With the exchange rate having been stabilised by the auction system for the past few months, what could be the justification for this spate of price increases?

This mania of profiteering should be stamped out.

There is also this traditional tendency of raising the cost of goods and services once civil servants get a salary increment.

This will then defeat the purpose of such salary adjustments and this inevitably leads to inflation.

The TSP appears to have had some desired effect on money changers as they seem to be less aggressive.

Moreover, the rapid fall of the Zim dollar on the black market seems to have been tamed. 

However, the fact that there are still small-timers lining up the streets, waving bundles of Zimdollars, means there must be a loophole somewhere. 

Perhaps the onus is on the banks to explain.

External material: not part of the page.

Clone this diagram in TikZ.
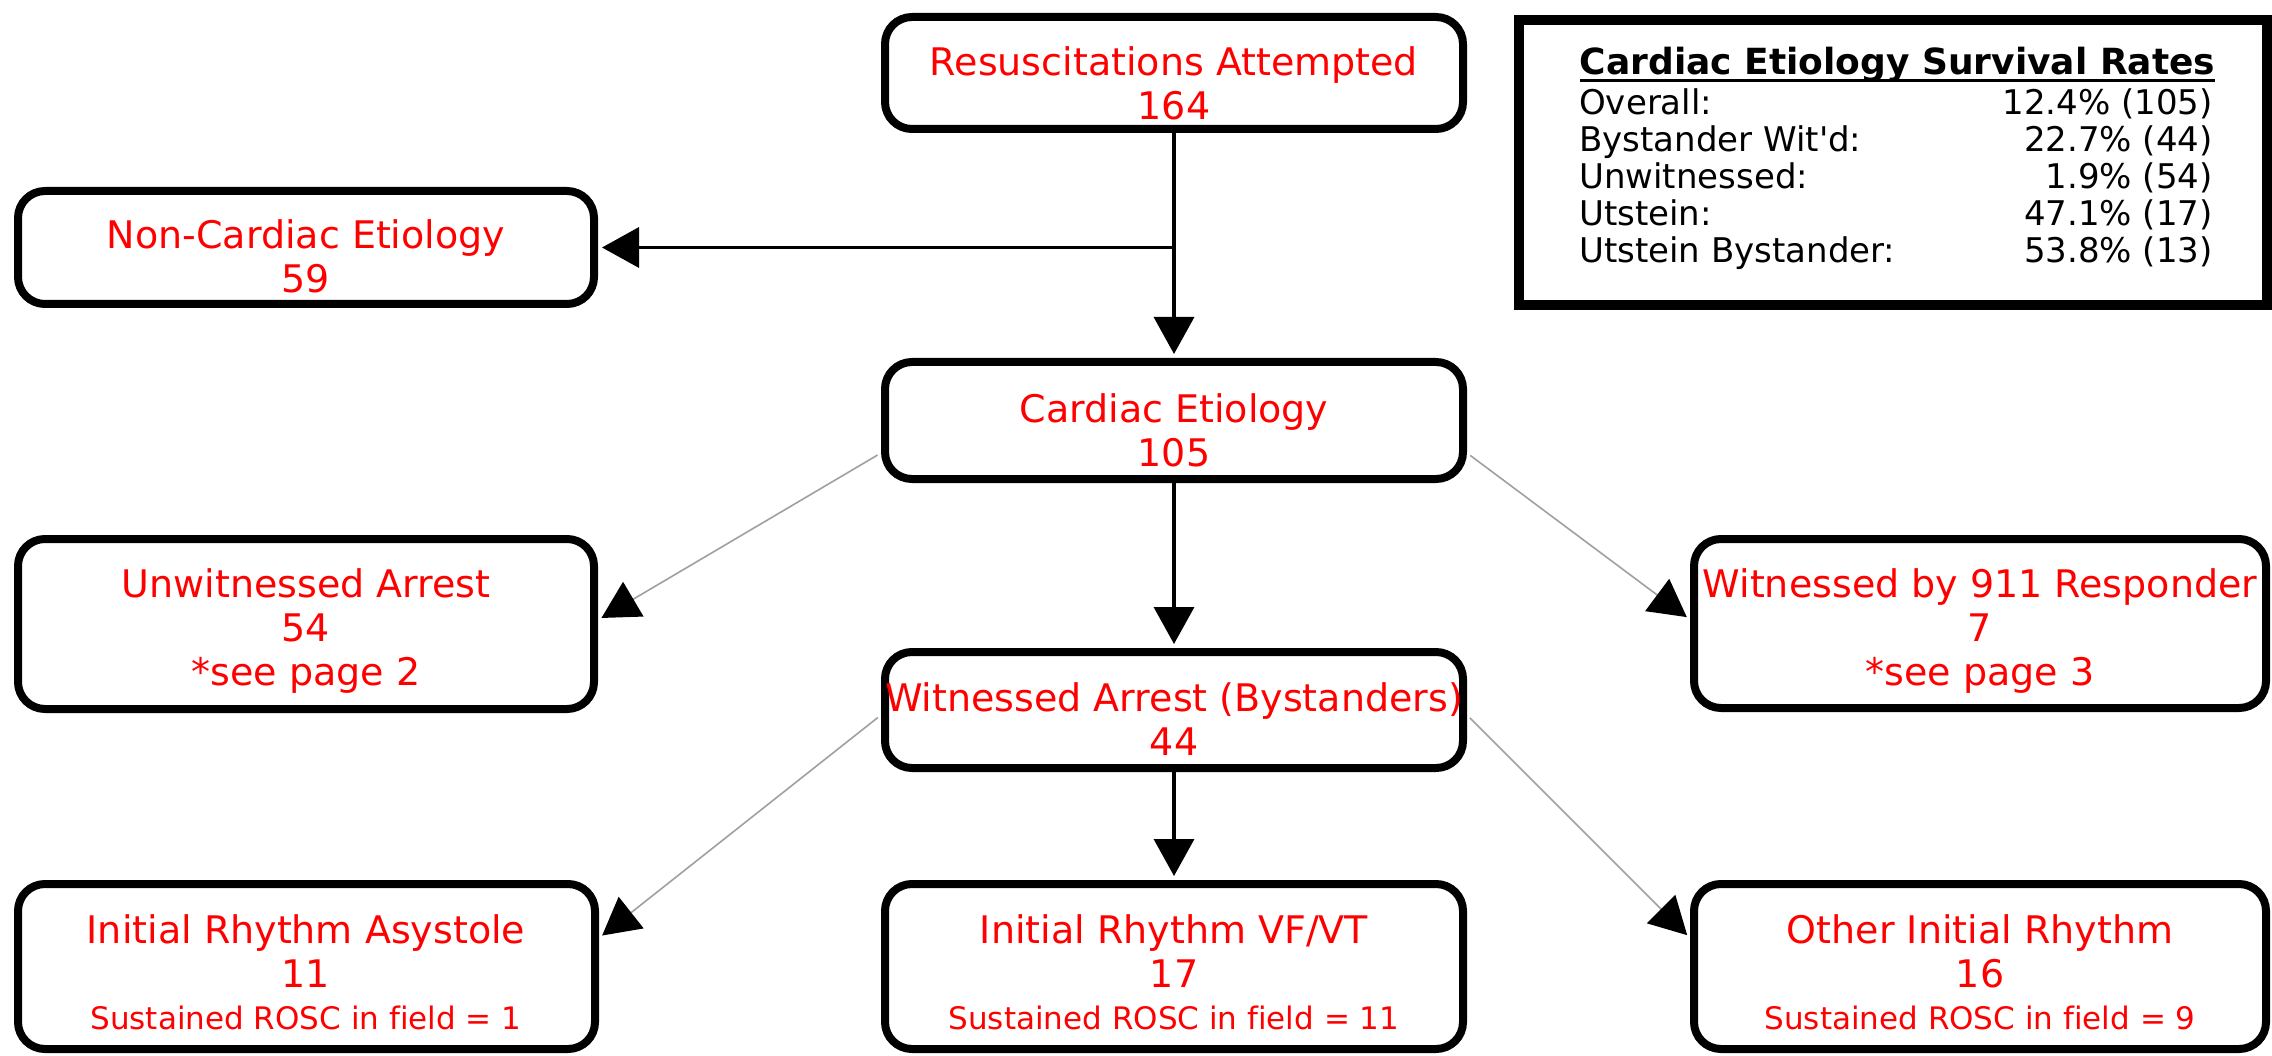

The TSP had given us hope that our currency and prices had stabilised  as we embark on the first stage of the home stretch towards Vision 2030.

But what is needed is maximum co-operation among business, industry, employees and the Government.

Let’s all desist from the temptation to profiteer or to demand what our employer  cannot afford.

Hopefully, with all things being equal, five years from now, when National Development Strategy2 is launched, Vision 2030 will be in sight.